Field of Flowers
Oil on canvas, 12x12
I'm taking this opportunity, at the start of 2013, to tell some of my story here on the blog. Many of you have suggested that I write a book, and in these blog posts, I'm hoping to work out pieces that could become that book.
I grew up in New London, CT. Peter grew up in Ashaway, RI. After three life-altering events in 2006-2007, Peter and I decided to move from our home in New York back to the area that, at that point, we called home.
So I searched and searched and finally found a job as editor of a paper in Rhode Island. We bought a house in Ledyard, packed up seven dogs, four cats and an inordinate amount of stuff and moved.
My job was had been eliminated in April 2007; I was hired in August. That's four months. Never in my two decades in newspapers had I thought I'd have to look for four months before I found a job. In the past, once I decided it was time to move on, I usually had an interview in three days, and a job offer a week or so later - if it even took that long.
Now, I realize, four months was nothing. Friends of mine whose newspaper jobs were eliminated after mine have spent years looking for a job. But at the time, it felt like an eternity.
And in that eternity, it felt like my life was over.

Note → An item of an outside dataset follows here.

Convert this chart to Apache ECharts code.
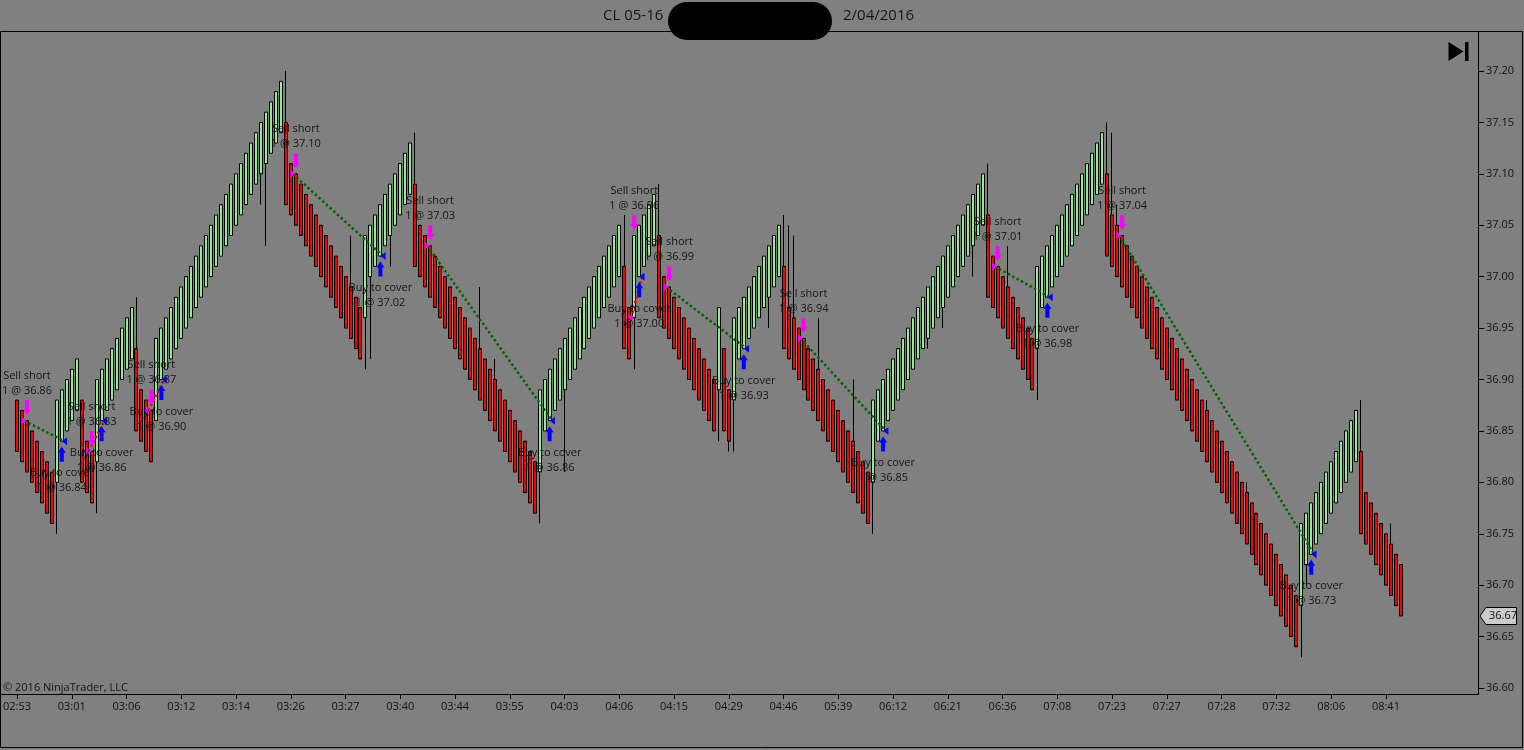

For years, for decades, I had defined myself through my work, and, honestly, through excellence in my work. As much as I knew that I hadn't been fired, that the elimination of my job had nothing to do with the quality of my work, as much as I knew that, it was still impossible to truly believe it.
So in those months, I spent a lot of time feeling sorry for myself. And I spent a lot of time painting. I made a lot of paintings. I started with pets, then found plein-air painting - and I fell in love with it.
To this day, there's little in life that makes me happier than standing in a gorgeous landscape, feeling the sun (or wind or snow) on my face, smelling the air and working to capture all of that on canvas.
As I painted through the spring, and painted through the summer, I healed. I began to realize that I could get through my life without my mother, though it would never be as sweet. I began to realize that I was more than my job.
And I began to get glimpses of a better future.